In the 2007 Consiglio di Stato election, 5 blank ballots were cast, leaving 298 valid ballots in the election. The most popular party was the PLRT which received 84 or 28.2% of the vote. The next three most popular parties were; the LEGA (with 66 or 22.1%), the SSI (with 45 or 15.1%) and the PPD (with 43 or 14.4%).

==Economy==
As of In 2007 2007, Monteggio had an unemployment rate of 3.33%. As of 2005, there were 17 people employed in the primary economic sector and about 5 businesses involved in this sector. 378 people were employed in the secondary sector and there were 13 businesses in this sector. 83 people were employed in the tertiary sector, with 25 businesses in this sector. There were 374 residents of the municipality who were employed in some capacity, of which females made up 40.4% of the workforce.

In 2000, there were 670 workers who commuted into the municipality and 257 workers who commuted away. The municipality is a net importer of workers, with about 2.6 workers entering the municipality for every one leaving. About 47.0% of the workforce coming into Monteggio are coming from outside Switzerland, while none of the locals commute out of Switzerland for work. Of the working population, 8% used public transportation to get to work, and 63.4% used a private car.

==Religion==
From the 2000 census, 561 or 71.6% were Roman Catholic, while 72 or 9.2% belonged to the Swiss Reformed Church. There are 98 individuals (or about 12.50% of the population) who belong to another church (not listed on the census), and 53 individuals (or about 6.76% of the population) did not answer the question.

==Education==
In Monteggio about 67.3% of the population (between age 25-64) have completed either non-mandatory upper secondary education or additional higher education (either university or a Fachhochschule).

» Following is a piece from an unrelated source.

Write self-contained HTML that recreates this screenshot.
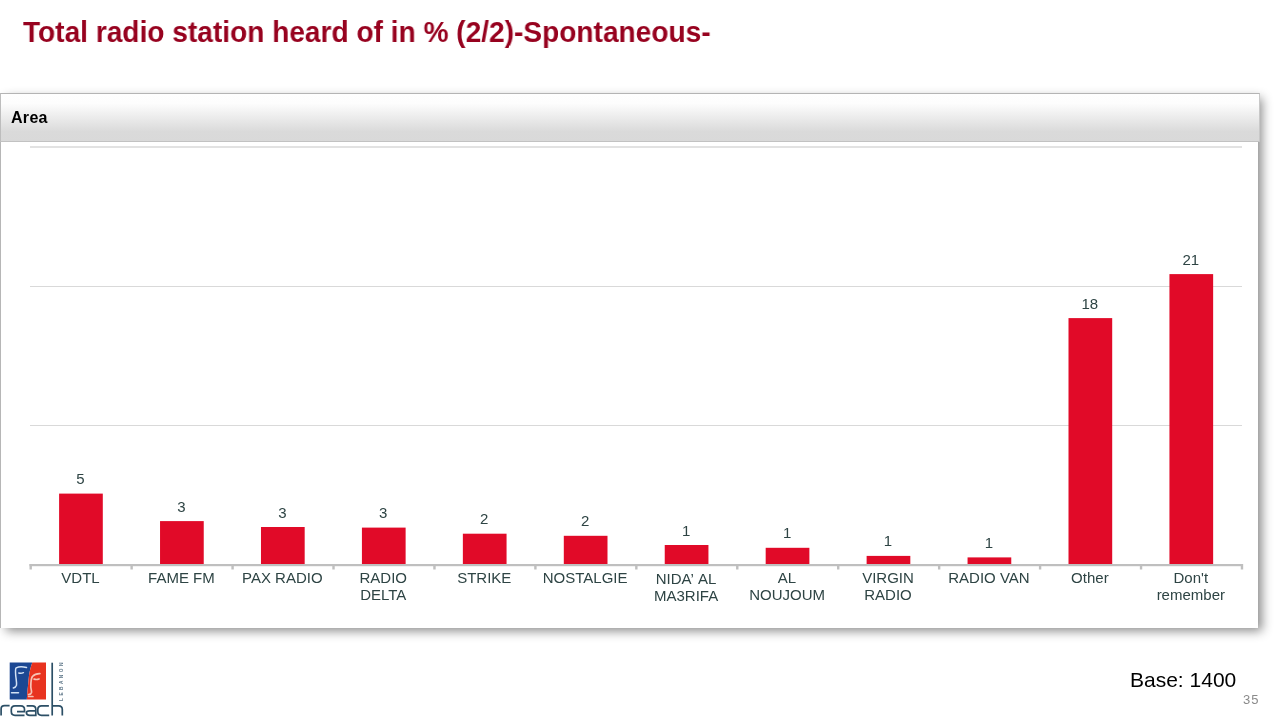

In Monteggio there were a total of 122 students (As of 2009). The Ticino education system provides up to three years of non-mandatory kindergarten and in Monteggio there were 25 children in kindergarten. The primary school program lasts for five years. In the municipality, 37 students attended the standard primary schools. In the lower secondary school system, students either attend a two-year middle school followed by a two-year pre-apprenticeship or they attend a four-year program to prepare for higher education. There were 24 students in the two-year middle school, while 18 students were in the four-year advanced program.

The upper secondary school includes several options, but at the end of the upper secondary program, a student will be prepared to enter a trade or to continue on to a university or college. In Ticino, vocational students may either attend school while working on their internship or apprenticeship (which takes three or four years) or may attend school followed by an internship or apprenticeship (which takes one year as a full-time student or one and a half to two years as a part-time student). There were 10 vocational students who were attending school full-time and 8 who attend part-time.

As of 2000, there were 54 students from Monteggio who attended schools outside the municipality.